══ TASK MATERIAL ══
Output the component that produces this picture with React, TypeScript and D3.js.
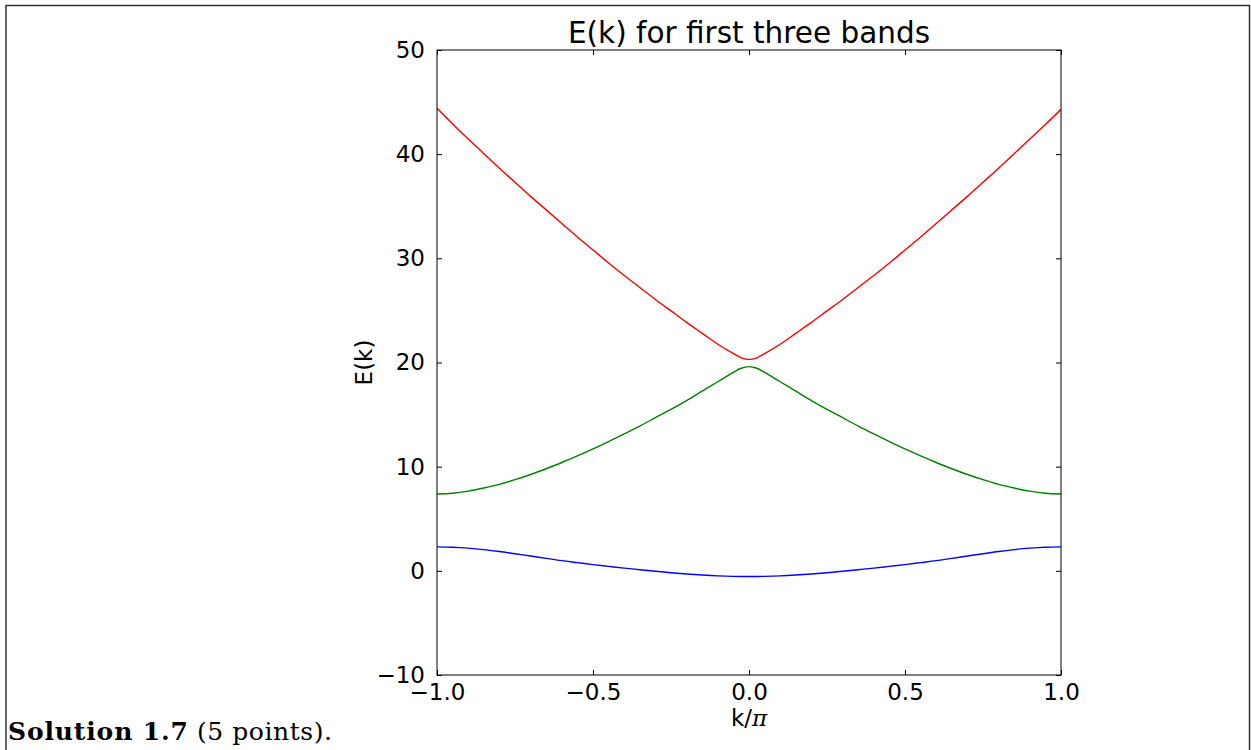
import * as d3 from "d3";
import { useEffect, useRef } from "react";

// k/pi sample positions (denser near the gap at k = 0)
const kValues = [
  -1, -0.95, -0.9, -0.85, -0.8, -0.75, -0.7, -0.65, -0.6, -0.55, -0.5,
  -0.45, -0.4, -0.35, -0.3, -0.25, -0.2, -0.15, -0.1, -0.05, -0.025, 0,
  0.025, 0.05, 0.1, 0.15, 0.2, 0.25, 0.3, 0.35, 0.4, 0.45, 0.5,
  0.55, 0.6, 0.65, 0.7, 0.75, 0.8, 0.85, 0.9, 0.95, 1,
];

// first band (blue)
const band1 = [
  2.3, 2.27, 2.18, 2.04, 1.86, 1.64, 1.42, 1.2, 0.98, 0.79, 0.6,
  0.43, 0.26, 0.11, -0.04, -0.18, -0.3, -0.4, -0.48, -0.53, -0.545, -0.55,
  -0.545, -0.53, -0.48, -0.4, -0.3, -0.18, -0.04, 0.11, 0.26, 0.43, 0.6,
  0.79, 0.98, 1.2, 1.42, 1.64, 1.86, 2.04, 2.18, 2.27, 2.3,
];

// second band (green)
const band2 = [
  7.38, 7.45, 7.65, 7.95, 8.3, 8.75, 9.25, 9.8, 10.4, 11.03, 11.7,
  12.4, 13.15, 13.9, 14.7, 15.5, 16.35, 17.25, 18.15, 19.05, 19.45, 19.6,
  19.45, 19.05, 18.15, 17.25, 16.35, 15.5, 14.7, 13.9, 13.15, 12.4, 11.7,
  11.03, 10.4, 9.8, 9.25, 8.75, 8.3, 7.95, 7.65, 7.45, 7.38,
];

// third band (red)
const band3 = [
  44.4, 42.9, 41.45, 40.05, 38.65, 37.3, 35.95, 34.65, 33.35, 32.05, 30.8,
  29.55, 28.35, 27.2, 26.05, 24.95, 23.85, 22.8, 21.75, 20.85, 20.45, 20.3,
  20.45, 20.85, 21.75, 22.8, 23.85, 24.95, 26.05, 27.2, 28.35, 29.55, 30.8,
  32.05, 33.35, 34.65, 35.95, 37.3, 38.65, 40.05, 41.45, 42.85, 44.3,
];

const bandColors = ["#0000ff", "#008000", "#ff0000"];
const xTicks = [-1, -0.5, 0, 0.5, 1];
const yTicks = [-10, 0, 10, 20, 30, 40, 50];

const W = 1251;
const H = 750;

const App = () => {
  const ref = useRef<SVGSVGElement>(null);

  useEffect(() => {
    const margin = { top: 50, right: 190, bottom: 75, left: 437 };
    const width = W - margin.left - margin.right;
    const height = H - margin.top - margin.bottom;

    const svg = d3.select(ref.current);
    svg.selectAll("*").remove();

    // page frame
    svg
      .append("path")
      .attr("d", `M6,${H + 2}V5.5H1249.5V${H + 2}`)
      .attr("fill", "none")
      .attr("stroke", "#333")
      .attr("stroke-width", 1.5);

    const g = svg.append("g").attr("transform", `translate(${margin.left},${margin.top})`);

    const x = d3.scaleLinear().domain([-1, 1]).range([0, width]);
    const y = d3.scaleLinear().domain([-10, 50]).range([height, 0]);

    const font = "'DejaVu Sans', sans-serif";

    // bands
    const bands = [band1, band2, band3];
    bands.forEach((band, i) => {
      const line = d3
        .line<number>()
        .x((_, j) => x(kValues[j]))
        .y((d) => y(d))
        .curve(d3.curveMonotoneX);
      g.append("path")
        .attr("d", line(band))
        .attr("fill", "none")
        .attr("stroke", bandColors[i])
        .attr("stroke-width", 1.4);
    });

    // axes with inward ticks
    const styleAxis = (sel: any) => {
      sel.select(".domain").remove();
      sel.selectAll(".tick line").attr("stroke", "#000").attr("stroke-width", 1);
      sel.selectAll("text").attr("font-family", font).attr("font-size", 23).attr("fill", "#000");
    };

    g.append("g")
      .attr("transform", `translate(0,${height})`)
      .call(d3.axisBottom(x).tickValues(xTicks).tickFormat(d3.format(".1f")).tickSize(-5).tickPadding(9))
      .call(styleAxis);
    g.append("g")
      .call(d3.axisTop(x).tickValues(xTicks).tickFormat(() => "").tickSize(-5))
      .call(styleAxis);
    g.append("g")
      .call(d3.axisLeft(y).tickValues(yTicks).tickFormat(d3.format("d")).tickSize(-5).tickPadding(12))
      .call(styleAxis);
    g.append("g")
      .attr("transform", `translate(${width},0)`)
      .call(d3.axisRight(y).tickValues(yTicks).tickFormat(() => "").tickSize(-5))
      .call(styleAxis);

    // plot frame
    g.append("rect")
      .attr("width", width)
      .attr("height", height)
      .attr("fill", "none")
      .attr("stroke", "#000")
      .attr("stroke-width", 1);

    // title
    g.append("text")
      .attr("x", width / 2)
      .attr("y", -7)
      .attr("text-anchor", "middle")
      .attr("font-family", font)
      .attr("font-size", 29.5)
      .text("E(k) for first three bands");

    // y label
    g.append("text")
      .attr("transform", `translate(-65,${height / 2}) rotate(-90)`)
      .attr("text-anchor", "middle")
      .attr("font-family", font)
      .attr("font-size", 23)
      .text("E(k)");

    // x label
    const xl = g
      .append("text")
      .attr("x", width / 2)
      .attr("y", height + 51)
      .attr("text-anchor", "middle")
      .attr("font-family", font)
      .attr("font-size", 23);
    xl.append("tspan").text("k/");
    xl.append("tspan")
      .attr("font-family", "'DejaVu Serif', serif")
      .attr("font-style", "italic")
      .text("π");

    // caption below the figure
    const capFont = "'DejaVu Serif', serif";
    svg
      .append("text")
      .attr("x", 8)
      .attr("y", 740)
      .attr("font-family", capFont)
      .attr("font-size", 25)
      .attr("font-weight", "bold")
      .attr("textLength", 180)
      .attr("lengthAdjust", "spacing")
      .text("Solution 1.7");
    svg
      .append("text")
      .attr("x", 197)
      .attr("y", 740)
      .attr("font-family", capFont)
      .attr("font-size", 25)
      .attr("textLength", 135)
      .attr("lengthAdjust", "spacing")
      .text("(5 points).");
  }, []);

  return (
    <svg
      ref={ref}
      width={W}
      height={H}
      style={{ position: "absolute", left: 0, top: 0, background: "#fff" }}
    />
  );
};

export default App;
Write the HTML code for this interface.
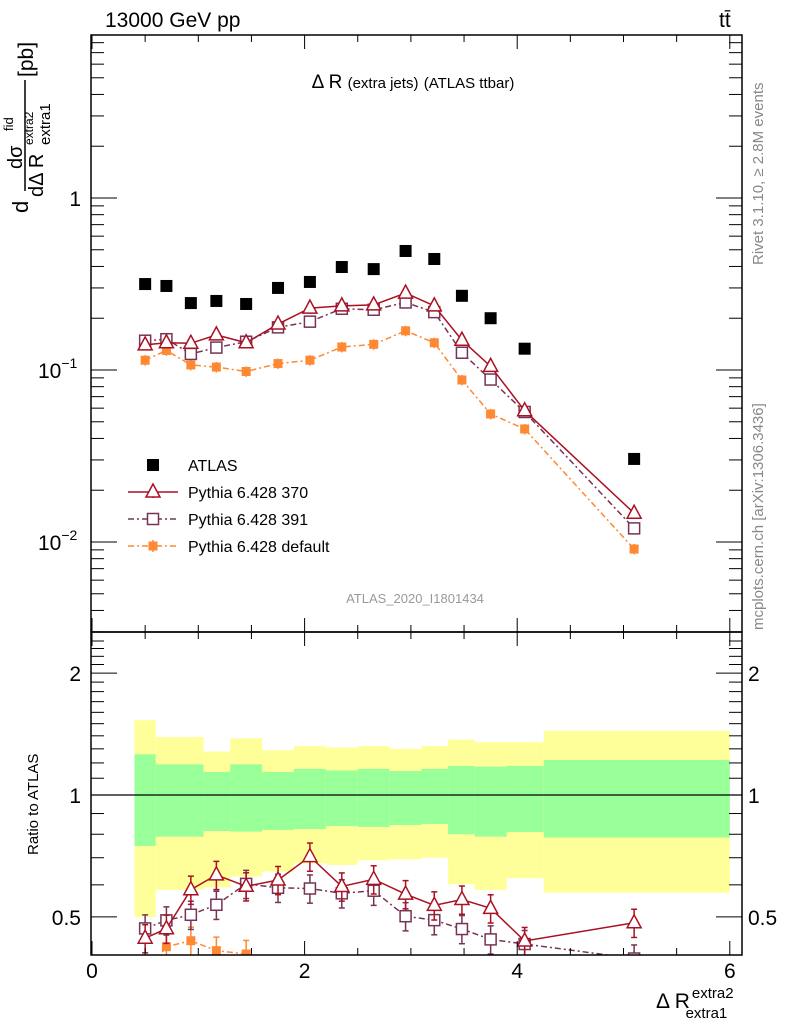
<!DOCTYPE html>
<html><head><meta charset="utf-8"><style>
body{margin:0;background:#fff;}
svg{font-family:"Liberation Sans",sans-serif;}
</style></head><body>
<svg id="c" width="786" height="1024" xmlns="http://www.w3.org/2000/svg">
<g id="bands"></g>
<g id="marks"></g>
<g id="axes" stroke="#000" fill="none"></g>
<text x="105" y="27" font-size="21">13000 GeV pp</text>
<text x="719" y="27" font-size="21">tt̄</text>
<text x="413" y="88" font-size="19" text-anchor="middle">Δ R <tspan font-size="15">(extra jets)</tspan> <tspan font-size="15">(ATLAS ttbar)</tspan></text>
<text x="415" y="603" font-size="13" fill="#999" text-anchor="middle">ATLAS_2020_I1801434</text>
<text transform="translate(763,265) rotate(-90)" font-size="15" fill="#888">Rivet 3.1.10, ≥ 2.8M events</text>
<text transform="translate(763,630) rotate(-90)" font-size="15" fill="#888">mcplots.cern.ch [arXiv:1306.3436]</text>
<g transform="translate(0,215) rotate(-90)">
<text x="2" y="28" font-size="22">d</text>
<text x="46" y="22" font-size="20">dσ</text>
<text x="84" y="13" font-size="13">fid</text>
<line x1="24" y1="25" x2="135" y2="25" stroke="#000" stroke-width="1.5"/>
<text x="18" y="43" font-size="20">dΔ R</text>
<text x="70" y="50" font-size="15">extra1</text>
<text x="70" y="33" font-size="12">extra2</text>
<text x="138" y="33" font-size="21">[pb]</text>
</g>
<text transform="translate(38,855) rotate(-90)" font-size="15">Ratio to ATLAS</text>
<text x="656" y="1008" font-size="21">Δ R<tspan font-size="15" dx="2" dy="-10">extra2</tspan><tspan font-size="15" dx="-48" dy="20">extra1</tspan></text>
<g id="legend"></g>
</svg>
<script>
const xEdges=[0.4,0.6,0.8,1.05,1.3,1.6,1.9,2.2,2.5,2.8,3.1,3.35,3.6,3.9,4.25,6.0];
const xCenters=[0.5,0.7,0.93,1.17,1.45,1.75,2.05,2.35,2.65,2.95,3.22,3.48,3.75,4.07,5.1];
const atlas=[0.316,0.308,0.245,0.252,0.242,0.30,0.325,0.397,0.386,0.492,0.442,0.27,0.20,0.133,0.0304];
const py370=[0.14,0.144,0.143,0.16,0.144,0.185,0.229,0.236,0.239,0.28,0.236,0.149,0.105,0.058,0.0147];
const py391=[0.148,0.151,0.124,0.135,0.146,0.177,0.191,0.227,0.224,0.247,0.217,0.126,0.088,0.057,0.012];
const pyDef=[0.114,0.13,0.107,0.104,0.098,0.109,0.114,0.136,0.141,0.169,0.144,0.0875,0.0555,0.0454,0.0091];
const yelHi=[1.53,1.39,1.39,1.28,1.38,1.29,1.32,1.31,1.32,1.30,1.32,1.37,1.35,1.35,1.44];
const grnHi=[1.26,1.19,1.19,1.14,1.19,1.14,1.16,1.15,1.16,1.146,1.16,1.18,1.175,1.18,1.22];
const grnLo=[0.748,0.789,0.789,0.815,0.812,0.82,0.824,0.838,0.834,0.843,0.848,0.80,0.789,0.81,0.785];
const yelLo=[0.50,0.583,0.583,0.592,0.629,0.647,0.678,0.672,0.69,0.694,0.70,0.602,0.583,0.623,0.574];
const xTicks=[0,2,4,6];
const NS="http://www.w3.org/2000/svg";
const L=91,R=742,T=35,MB=632,RB=955;
const X=v=>92+v*106.3;
const Y=v=>198-172*Math.log10(v);
const YR=v=>795-405*Math.log10(v);
function mk(tag,at,parent){const e=document.createElementNS(NS,tag);for(const k in at)e.setAttribute(k,at[k]);parent.appendChild(e);return e;}
const bands=document.getElementById('bands'),marks=document.getElementById('marks'),axes=document.getElementById('axes'),leg=document.getElementById('legend');
for(let i=0;i<yelHi.length;i++){
 const x0=X(xEdges[i]),x1=X(xEdges[i+1]);
 let r=mk('rect',{x:x0,y:YR(yelHi[i]),width:x1-x0,height:YR(yelLo[i])-YR(yelHi[i]),fill:'#ffff99'},bands);
 
 
 r=mk('rect',{x:x0,y:YR(grnHi[i]),width:x1-x0,height:YR(grnLo[i])-YR(grnHi[i]),fill:'#99ff99'},bands);
 
 
}
let ln=mk('line',{x1:L,y1:YR(1),x2:R,y2:YR(1),stroke:'#000','stroke-width':1.2},bands);


const defs=mk('defs',{},document.getElementById('c'));
const cp=mk('clipPath',{id:'rc'},defs);mk('rect',{x:L,y:MB,width:R-L,height:RB-MB},cp);
const cpm=mk('clipPath',{id:'mc'},defs);mk('rect',{x:L,y:T,width:R-L,height:MB-T},cpm);
const gm=mk('g',{'clip-path':'url(#mc)'},marks),gr=mk('g',{'clip-path':'url(#rc)'},marks);
function marker(type,cx,cy,col,g){
 let e;
 if(type==='tri') e=mk('polygon',{points:`${cx},${cy-8} ${cx-7},${cy+5} ${cx+7},${cy+5}`,fill:'#fff',stroke:col,'stroke-width':1.5},g);
 else if(type==='sq') e=mk('rect',{x:cx-5.5,y:cy-5.5,width:11,height:11,fill:'#fff',stroke:col,'stroke-width':1.5},g);
 else if(type==='fsq') e=mk('rect',{x:cx-4.5,y:cy-4.5,width:9,height:9,fill:col},g);
 else e=mk('rect',{x:cx-6,y:cy-6,width:12,height:12,fill:col},g);
 return e;
}
const series=[
 {d:pyDef,col:'#ff8833',m:'fsq',dash:'6,3,2,3',name:'Pythia 6.428 default',err:0.07},
 {d:py391,col:'#773355',m:'sq',dash:'6,3,2,3',name:'Pythia 6.428 391',err:0.05},
 {d:py370,col:'#aa1122',m:'tri',dash:'',name:'Pythia 6.428 370',err:0.05}
];
series.forEach(s=>{
 const pts=s.d.map((v,i)=>X(xCenters[i])+','+Y(v)).join(' ');
 let pl=mk('polyline',{points:pts,fill:'none',stroke:s.col,'stroke-width':1.5,'stroke-dasharray':s.dash},gm);
 
 
 const rp=s.d.map((v,i)=>X(xCenters[i])+','+YR(v/atlas[i])).join(' ');
 pl=mk('polyline',{points:rp,fill:'none',stroke:s.col,'stroke-width':1.5,'stroke-dasharray':s.dash},gr);
 
 
 s.d.forEach((v,i)=>{
  const cx=X(xCenters[i]);
  mk('line',{x1:cx,x2:cx,y1:Y(v*(1+s.err)),y2:Y(v*(1-s.err)),stroke:s.col,'stroke-width':1.5},gm);
  let p=marker(s.m,cx,Y(v),s.col,gm);
  
  
  const r=v/atlas[i],e=0.08;
  mk('line',{x1:cx,x2:cx,y1:YR(r*(1+e)),y2:YR(r*(1-e)),stroke:s.col,'stroke-width':1.5},gr);
  mk('line',{x1:cx-3,x2:cx+3,y1:YR(r*(1+e)),y2:YR(r*(1+e)),stroke:s.col,'stroke-width':1.5},gr);
  mk('line',{x1:cx-3,x2:cx+3,y1:YR(r*(1-e)),y2:YR(r*(1-e)),stroke:s.col,'stroke-width':1.5},gr);
  p=marker(s.m,cx,YR(r),s.col,gr);
  
  
 });
});
atlas.forEach((v,i)=>{
 const p=marker('bsq',X(xCenters[i]),Y(v),'#000',gm);
 
 
});
mk('rect',{x:L,y:T,width:R-L,height:MB-T,'stroke-width':1.5},axes);
mk('rect',{x:L,y:MB,width:R-L,height:RB-MB,'stroke-width':1.5},axes);
const tg=mk('g',{fill:'#000',stroke:'none','font-size':'21'},document.getElementById('c'));
for(let v=0;v<=6.01;v+=0.5){
 const x=X(v),maj=Math.abs(v-Math.round(v/2)*2)<0.01,len=maj?14:7;
 [[T,1],[MB,-1],[MB,1],[RB,-1]].forEach(([y,d])=>mk('line',{x1:x,x2:x,y1:y,y2:y+d*len},axes));
}
xTicks.forEach(v=>{const t=mk('text',{x:X(v),y:978,'text-anchor':'middle'},tg);t.textContent=v;
 
 });
for(let d=-3;d<=0;d++)for(let m=1;m<10;m++){const v=m*Math.pow(10,d),y=Y(v);if(y<T||y>MB)continue;
 const len=m===1?26:13;mk('line',{x1:L,x2:L+len,y1:y,y2:y},axes);mk('line',{x1:R,x2:R-len,y1:y,y2:y},axes);}
[[1,'1',''],[0.1,'10','−1'],[0.01,'10','−2']].forEach(([v,b,e])=>{
 const t=mk('text',{x:81,y:Y(v)+8,'text-anchor':'end'},tg);t.textContent=b;
 if(e){const s=mk('tspan',{'font-size':'14',dy:'-10'},t);s.textContent=e;t.setAttribute('x',38);t.setAttribute('text-anchor','start');}
 
 
});
for(let v=0.4;v<=2.5;v+=0.1){const y=YR(v);if(y<MB||y>RB)continue;
 const maj=[0.5,1,2].some(k=>Math.abs(k-v)<0.01),len=maj?26:13;
 mk('line',{x1:L,x2:L+len,y1:y,y2:y},axes);mk('line',{x1:R,x2:R-len,y1:y,y2:y},axes);}
[[2,'2'],[1,'1'],[0.5,'0.5']].forEach(([v,s])=>{
 let t=mk('text',{x:81,y:YR(v)+8,'text-anchor':'end'},tg);t.textContent=s;
 
 
 t=mk('text',{x:748,y:YR(v)+8},tg);t.textContent=s;
 
 
});
const legItems=[{m:'bsq',col:'#000',name:'ATLAS',dash:null},series[2],series[1],series[0]];
legItems.forEach((s,i)=>{
 const y=465+i*27;
 const g=mk('g',{},leg);
 
 
 if(s.dash!==null){mk('line',{x1:128,x2:178,y1:y,y2:y,stroke:s.col,'stroke-width':1.5,'stroke-dasharray':s.dash},g);
  mk('line',{x1:153,x2:153,y1:y-6,y2:y+6,stroke:s.col,'stroke-width':1.5},g);}
 marker(s.m||'bsq',153,y,s.col,g);
 const t=mk('text',{x:188,y:y+6,'font-size':'16'},g);t.textContent=s.name||'ATLAS';
});
</script>
</body></html>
═══
EXERCISE DIRECTIONS:
From the material above, count the lines that include "with" and give only the total.

SOLUTION FOR THIS TASK:
2